- THE PROBLEM: Print, exactly as written, every line from the first line of the records below through the line containing "465000, 484000, 494764];", and nothing further.

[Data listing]

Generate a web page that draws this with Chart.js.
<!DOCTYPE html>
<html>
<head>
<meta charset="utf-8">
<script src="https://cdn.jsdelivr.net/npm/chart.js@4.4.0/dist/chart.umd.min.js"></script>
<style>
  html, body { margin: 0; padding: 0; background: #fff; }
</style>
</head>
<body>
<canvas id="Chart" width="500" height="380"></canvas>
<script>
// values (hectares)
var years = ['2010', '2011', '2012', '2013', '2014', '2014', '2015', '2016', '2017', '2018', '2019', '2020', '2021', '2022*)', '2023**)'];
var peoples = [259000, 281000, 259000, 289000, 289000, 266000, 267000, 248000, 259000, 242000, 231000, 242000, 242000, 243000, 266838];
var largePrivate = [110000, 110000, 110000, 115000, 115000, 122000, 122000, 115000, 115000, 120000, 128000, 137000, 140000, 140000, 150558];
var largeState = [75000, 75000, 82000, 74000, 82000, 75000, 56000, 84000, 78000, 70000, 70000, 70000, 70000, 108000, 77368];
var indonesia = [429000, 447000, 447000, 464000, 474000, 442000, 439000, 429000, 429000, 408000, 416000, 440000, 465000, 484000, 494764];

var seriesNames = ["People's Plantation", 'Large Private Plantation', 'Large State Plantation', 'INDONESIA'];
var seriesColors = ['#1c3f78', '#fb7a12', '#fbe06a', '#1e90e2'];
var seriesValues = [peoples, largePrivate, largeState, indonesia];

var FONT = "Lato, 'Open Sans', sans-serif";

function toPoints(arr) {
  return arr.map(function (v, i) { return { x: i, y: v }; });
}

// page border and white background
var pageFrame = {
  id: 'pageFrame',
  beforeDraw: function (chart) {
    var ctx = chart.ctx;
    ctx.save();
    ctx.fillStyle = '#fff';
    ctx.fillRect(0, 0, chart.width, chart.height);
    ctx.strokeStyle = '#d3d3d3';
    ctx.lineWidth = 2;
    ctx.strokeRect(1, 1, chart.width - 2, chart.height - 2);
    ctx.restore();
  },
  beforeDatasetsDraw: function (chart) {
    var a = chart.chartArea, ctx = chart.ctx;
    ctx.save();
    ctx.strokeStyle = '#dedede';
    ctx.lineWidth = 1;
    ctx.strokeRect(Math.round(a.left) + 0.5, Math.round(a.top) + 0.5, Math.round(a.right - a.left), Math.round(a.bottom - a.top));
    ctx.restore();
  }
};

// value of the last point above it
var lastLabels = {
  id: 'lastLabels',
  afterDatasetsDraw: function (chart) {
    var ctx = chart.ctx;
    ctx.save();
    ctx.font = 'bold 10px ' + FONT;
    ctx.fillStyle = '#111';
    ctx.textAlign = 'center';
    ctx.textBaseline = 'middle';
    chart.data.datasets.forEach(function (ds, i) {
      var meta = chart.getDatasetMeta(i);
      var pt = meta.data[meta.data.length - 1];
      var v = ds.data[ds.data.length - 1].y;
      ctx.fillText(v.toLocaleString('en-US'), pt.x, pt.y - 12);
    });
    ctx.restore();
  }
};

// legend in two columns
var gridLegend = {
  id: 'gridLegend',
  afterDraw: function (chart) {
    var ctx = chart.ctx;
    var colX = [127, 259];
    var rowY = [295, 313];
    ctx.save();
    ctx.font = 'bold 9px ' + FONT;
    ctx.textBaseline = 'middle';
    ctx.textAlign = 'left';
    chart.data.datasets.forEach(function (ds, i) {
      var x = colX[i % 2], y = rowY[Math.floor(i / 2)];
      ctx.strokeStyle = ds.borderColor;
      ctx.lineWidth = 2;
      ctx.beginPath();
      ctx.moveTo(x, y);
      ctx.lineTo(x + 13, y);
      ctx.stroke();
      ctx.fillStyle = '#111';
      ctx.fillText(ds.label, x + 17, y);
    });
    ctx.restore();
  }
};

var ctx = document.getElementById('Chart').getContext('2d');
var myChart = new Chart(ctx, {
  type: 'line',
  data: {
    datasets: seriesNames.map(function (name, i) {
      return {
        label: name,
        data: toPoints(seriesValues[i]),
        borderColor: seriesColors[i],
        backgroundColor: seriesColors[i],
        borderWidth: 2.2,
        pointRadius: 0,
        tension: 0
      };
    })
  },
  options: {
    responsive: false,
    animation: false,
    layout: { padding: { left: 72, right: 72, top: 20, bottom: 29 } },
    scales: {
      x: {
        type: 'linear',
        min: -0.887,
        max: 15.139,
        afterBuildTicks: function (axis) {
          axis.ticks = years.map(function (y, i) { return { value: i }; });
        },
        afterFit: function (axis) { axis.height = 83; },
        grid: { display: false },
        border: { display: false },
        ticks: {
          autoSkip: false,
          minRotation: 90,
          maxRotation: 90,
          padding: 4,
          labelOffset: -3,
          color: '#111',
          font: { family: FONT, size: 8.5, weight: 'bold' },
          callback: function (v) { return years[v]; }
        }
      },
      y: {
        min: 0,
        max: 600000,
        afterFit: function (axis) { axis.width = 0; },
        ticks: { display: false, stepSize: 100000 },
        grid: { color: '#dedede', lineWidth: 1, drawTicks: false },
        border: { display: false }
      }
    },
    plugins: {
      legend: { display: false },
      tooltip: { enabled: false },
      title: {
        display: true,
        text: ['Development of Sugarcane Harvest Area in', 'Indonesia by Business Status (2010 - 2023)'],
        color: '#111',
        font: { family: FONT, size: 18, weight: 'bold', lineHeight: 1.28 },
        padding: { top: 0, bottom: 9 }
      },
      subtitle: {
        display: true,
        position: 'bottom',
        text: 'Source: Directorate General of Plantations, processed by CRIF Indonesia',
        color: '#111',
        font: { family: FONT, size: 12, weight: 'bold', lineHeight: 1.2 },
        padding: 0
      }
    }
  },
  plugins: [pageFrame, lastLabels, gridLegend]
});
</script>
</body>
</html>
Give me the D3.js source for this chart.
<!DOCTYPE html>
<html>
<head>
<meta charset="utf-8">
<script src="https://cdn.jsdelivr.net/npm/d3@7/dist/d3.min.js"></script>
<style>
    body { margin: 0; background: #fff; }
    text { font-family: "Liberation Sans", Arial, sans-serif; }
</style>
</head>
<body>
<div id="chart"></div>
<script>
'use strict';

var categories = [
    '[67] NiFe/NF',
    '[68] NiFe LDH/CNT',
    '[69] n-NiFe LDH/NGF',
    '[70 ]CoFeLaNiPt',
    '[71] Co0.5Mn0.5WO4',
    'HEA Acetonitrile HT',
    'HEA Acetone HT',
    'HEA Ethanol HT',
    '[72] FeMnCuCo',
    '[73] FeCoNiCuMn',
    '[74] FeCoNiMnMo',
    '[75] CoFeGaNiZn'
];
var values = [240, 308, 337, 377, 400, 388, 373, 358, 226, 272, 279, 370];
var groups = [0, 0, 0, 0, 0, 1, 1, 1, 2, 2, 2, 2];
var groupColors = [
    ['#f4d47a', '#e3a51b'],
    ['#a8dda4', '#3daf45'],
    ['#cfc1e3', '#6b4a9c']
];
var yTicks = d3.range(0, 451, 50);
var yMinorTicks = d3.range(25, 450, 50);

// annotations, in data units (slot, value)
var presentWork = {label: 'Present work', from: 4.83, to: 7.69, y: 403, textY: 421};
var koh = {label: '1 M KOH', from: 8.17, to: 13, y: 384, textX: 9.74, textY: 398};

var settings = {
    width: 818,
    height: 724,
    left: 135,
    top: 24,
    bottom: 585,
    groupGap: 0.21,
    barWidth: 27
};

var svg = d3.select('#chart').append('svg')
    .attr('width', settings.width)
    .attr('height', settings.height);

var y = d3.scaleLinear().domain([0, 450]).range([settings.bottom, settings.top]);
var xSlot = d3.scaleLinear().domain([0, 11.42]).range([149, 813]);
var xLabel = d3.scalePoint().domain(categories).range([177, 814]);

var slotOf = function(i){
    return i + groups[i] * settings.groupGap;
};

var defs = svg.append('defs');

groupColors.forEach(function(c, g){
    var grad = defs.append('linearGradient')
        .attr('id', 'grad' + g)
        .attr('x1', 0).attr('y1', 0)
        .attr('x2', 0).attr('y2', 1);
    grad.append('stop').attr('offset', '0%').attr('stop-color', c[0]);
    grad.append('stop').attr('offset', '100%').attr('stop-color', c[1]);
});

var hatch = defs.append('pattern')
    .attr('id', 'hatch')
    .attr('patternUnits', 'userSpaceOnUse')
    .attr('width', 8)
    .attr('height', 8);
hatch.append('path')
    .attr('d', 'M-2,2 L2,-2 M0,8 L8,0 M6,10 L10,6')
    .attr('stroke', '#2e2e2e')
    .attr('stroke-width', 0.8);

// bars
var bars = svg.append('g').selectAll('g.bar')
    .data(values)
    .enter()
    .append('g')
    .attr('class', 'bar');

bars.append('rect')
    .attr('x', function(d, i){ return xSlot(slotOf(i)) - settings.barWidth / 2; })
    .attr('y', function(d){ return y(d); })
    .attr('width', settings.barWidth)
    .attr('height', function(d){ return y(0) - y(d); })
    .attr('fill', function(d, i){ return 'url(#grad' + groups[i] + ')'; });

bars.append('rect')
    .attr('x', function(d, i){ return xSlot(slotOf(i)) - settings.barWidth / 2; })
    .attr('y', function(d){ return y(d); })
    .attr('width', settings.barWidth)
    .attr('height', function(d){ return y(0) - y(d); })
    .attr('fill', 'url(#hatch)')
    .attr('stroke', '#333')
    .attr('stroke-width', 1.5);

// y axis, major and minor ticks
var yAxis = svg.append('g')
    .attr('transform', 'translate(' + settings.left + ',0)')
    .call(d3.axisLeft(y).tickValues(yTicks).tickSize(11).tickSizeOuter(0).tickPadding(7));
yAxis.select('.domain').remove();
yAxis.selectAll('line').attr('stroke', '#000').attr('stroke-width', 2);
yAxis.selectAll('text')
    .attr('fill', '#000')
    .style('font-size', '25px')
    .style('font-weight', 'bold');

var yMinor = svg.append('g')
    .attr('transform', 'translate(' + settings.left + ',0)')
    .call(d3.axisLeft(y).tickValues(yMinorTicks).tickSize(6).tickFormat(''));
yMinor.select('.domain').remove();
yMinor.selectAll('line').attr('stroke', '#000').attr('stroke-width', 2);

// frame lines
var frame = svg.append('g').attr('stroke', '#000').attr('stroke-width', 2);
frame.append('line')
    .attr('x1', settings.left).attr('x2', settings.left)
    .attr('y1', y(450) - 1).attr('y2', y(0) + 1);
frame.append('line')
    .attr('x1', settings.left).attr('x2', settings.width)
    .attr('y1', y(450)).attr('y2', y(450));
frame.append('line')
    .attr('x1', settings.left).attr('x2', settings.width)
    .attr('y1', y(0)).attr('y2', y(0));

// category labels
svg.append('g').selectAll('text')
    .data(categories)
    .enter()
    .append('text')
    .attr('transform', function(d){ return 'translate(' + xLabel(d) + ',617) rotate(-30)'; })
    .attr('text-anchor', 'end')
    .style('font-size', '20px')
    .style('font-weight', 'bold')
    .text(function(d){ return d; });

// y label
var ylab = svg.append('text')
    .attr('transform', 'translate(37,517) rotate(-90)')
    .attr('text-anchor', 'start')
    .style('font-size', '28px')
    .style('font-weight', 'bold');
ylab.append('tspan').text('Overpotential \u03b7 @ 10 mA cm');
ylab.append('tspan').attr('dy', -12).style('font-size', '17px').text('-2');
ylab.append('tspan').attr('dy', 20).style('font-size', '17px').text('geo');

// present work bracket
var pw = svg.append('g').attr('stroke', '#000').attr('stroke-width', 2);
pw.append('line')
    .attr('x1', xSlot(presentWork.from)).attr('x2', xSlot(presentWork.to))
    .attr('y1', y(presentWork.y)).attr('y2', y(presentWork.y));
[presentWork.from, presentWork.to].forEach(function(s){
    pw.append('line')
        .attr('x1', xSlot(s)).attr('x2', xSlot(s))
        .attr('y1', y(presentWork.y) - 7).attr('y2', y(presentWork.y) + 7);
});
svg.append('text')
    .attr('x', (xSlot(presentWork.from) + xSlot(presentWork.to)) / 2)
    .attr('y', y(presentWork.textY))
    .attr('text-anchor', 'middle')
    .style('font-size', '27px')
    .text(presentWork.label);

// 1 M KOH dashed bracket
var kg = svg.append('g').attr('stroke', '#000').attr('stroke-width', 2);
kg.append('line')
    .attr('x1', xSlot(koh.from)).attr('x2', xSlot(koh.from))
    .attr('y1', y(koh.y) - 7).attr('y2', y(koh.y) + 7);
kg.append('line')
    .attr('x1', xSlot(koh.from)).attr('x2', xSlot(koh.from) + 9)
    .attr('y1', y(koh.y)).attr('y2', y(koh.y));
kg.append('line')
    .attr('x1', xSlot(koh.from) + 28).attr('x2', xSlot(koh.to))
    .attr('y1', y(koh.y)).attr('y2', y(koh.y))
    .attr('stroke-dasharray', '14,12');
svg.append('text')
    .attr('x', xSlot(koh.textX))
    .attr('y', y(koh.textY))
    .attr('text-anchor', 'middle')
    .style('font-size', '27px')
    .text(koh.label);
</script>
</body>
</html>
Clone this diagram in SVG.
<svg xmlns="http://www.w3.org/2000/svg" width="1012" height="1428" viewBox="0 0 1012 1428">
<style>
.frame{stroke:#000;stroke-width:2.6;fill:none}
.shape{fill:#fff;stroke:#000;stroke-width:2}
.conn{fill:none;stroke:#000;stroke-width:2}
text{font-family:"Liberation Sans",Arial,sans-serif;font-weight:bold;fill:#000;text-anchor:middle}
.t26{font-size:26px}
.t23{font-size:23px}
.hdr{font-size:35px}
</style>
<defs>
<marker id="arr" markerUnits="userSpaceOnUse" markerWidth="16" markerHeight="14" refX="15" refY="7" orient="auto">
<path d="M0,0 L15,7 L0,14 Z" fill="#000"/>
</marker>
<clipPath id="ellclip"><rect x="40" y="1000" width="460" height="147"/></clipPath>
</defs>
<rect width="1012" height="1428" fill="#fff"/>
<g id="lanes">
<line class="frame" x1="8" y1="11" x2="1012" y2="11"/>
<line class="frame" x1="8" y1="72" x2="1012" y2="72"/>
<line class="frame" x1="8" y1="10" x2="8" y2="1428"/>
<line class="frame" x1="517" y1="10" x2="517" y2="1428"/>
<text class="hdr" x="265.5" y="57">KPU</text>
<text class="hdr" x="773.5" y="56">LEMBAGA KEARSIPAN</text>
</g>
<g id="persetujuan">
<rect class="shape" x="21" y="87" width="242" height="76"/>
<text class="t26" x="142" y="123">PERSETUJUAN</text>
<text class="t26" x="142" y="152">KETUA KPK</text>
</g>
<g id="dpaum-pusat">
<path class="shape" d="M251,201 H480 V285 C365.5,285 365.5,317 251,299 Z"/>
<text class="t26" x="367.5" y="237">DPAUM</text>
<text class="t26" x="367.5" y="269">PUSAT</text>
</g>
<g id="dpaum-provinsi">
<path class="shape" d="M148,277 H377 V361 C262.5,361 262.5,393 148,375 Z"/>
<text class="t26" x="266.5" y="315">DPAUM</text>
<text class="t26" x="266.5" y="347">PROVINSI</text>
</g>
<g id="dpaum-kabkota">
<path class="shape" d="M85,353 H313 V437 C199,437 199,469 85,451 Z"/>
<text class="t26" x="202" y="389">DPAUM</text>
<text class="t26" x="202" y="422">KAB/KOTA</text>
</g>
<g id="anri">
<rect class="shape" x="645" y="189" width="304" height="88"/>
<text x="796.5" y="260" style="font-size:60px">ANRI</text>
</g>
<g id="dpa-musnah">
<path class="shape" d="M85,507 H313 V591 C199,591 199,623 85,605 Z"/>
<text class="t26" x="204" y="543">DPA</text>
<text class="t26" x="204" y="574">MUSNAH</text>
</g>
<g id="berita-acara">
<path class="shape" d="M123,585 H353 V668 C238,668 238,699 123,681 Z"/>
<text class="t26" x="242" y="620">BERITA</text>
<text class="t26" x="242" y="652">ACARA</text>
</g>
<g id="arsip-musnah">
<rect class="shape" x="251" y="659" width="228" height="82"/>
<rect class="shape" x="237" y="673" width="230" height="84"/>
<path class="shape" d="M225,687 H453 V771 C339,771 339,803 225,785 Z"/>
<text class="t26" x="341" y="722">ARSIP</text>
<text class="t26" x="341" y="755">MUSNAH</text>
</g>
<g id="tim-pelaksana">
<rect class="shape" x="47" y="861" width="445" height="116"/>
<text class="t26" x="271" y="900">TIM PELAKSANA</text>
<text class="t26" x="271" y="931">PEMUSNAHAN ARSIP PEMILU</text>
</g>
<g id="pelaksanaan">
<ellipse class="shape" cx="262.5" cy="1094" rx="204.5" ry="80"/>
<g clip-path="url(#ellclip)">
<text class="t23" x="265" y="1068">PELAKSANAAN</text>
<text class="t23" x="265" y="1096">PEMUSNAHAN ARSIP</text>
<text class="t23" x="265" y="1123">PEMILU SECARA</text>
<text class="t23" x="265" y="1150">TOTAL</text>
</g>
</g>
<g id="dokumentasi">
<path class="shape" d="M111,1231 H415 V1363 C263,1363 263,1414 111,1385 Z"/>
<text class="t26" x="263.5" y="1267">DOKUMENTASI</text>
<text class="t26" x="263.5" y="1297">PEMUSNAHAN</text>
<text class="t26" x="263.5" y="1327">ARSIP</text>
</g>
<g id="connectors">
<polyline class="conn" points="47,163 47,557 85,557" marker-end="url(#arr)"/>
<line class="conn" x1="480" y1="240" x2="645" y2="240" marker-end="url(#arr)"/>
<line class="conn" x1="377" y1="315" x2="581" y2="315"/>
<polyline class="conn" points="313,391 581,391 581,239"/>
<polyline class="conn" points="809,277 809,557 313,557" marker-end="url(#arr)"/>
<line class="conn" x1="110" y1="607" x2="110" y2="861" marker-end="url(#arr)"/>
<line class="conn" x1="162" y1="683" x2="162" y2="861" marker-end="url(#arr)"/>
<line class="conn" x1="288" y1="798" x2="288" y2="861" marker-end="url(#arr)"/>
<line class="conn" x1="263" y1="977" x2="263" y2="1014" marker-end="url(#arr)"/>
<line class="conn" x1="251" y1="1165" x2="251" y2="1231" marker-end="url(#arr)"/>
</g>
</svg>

- FULL SOLUTION:
Generate a web page that draws this with Chart.js.
<!DOCTYPE html>
<html>
<head>
<meta charset="utf-8">
<script src="https://cdn.jsdelivr.net/npm/chart.js@4.4.0/dist/chart.umd.min.js"></script>
<style>
  html, body { margin: 0; padding: 0; background: #fff; }
</style>
</head>
<body>
<canvas id="Chart" width="500" height="380"></canvas>
<script>
// values (hectares)
var years = ['2010', '2011', '2012', '2013', '2014', '2014', '2015', '2016', '2017', '2018', '2019', '2020', '2021', '2022*)', '2023**)'];
var peoples = [259000, 281000, 259000, 289000, 289000, 266000, 267000, 248000, 259000, 242000, 231000, 242000, 242000, 243000, 266838];
var largePrivate = [110000, 110000, 110000, 115000, 115000, 122000, 122000, 115000, 115000, 120000, 128000, 137000, 140000, 140000, 150558];
var largeState = [75000, 75000, 82000, 74000, 82000, 75000, 56000, 84000, 78000, 70000, 70000, 70000, 70000, 108000, 77368];
var indonesia = [429000, 447000, 447000, 464000, 474000, 442000, 439000, 429000, 429000, 408000, 416000, 440000, 465000, 484000, 494764];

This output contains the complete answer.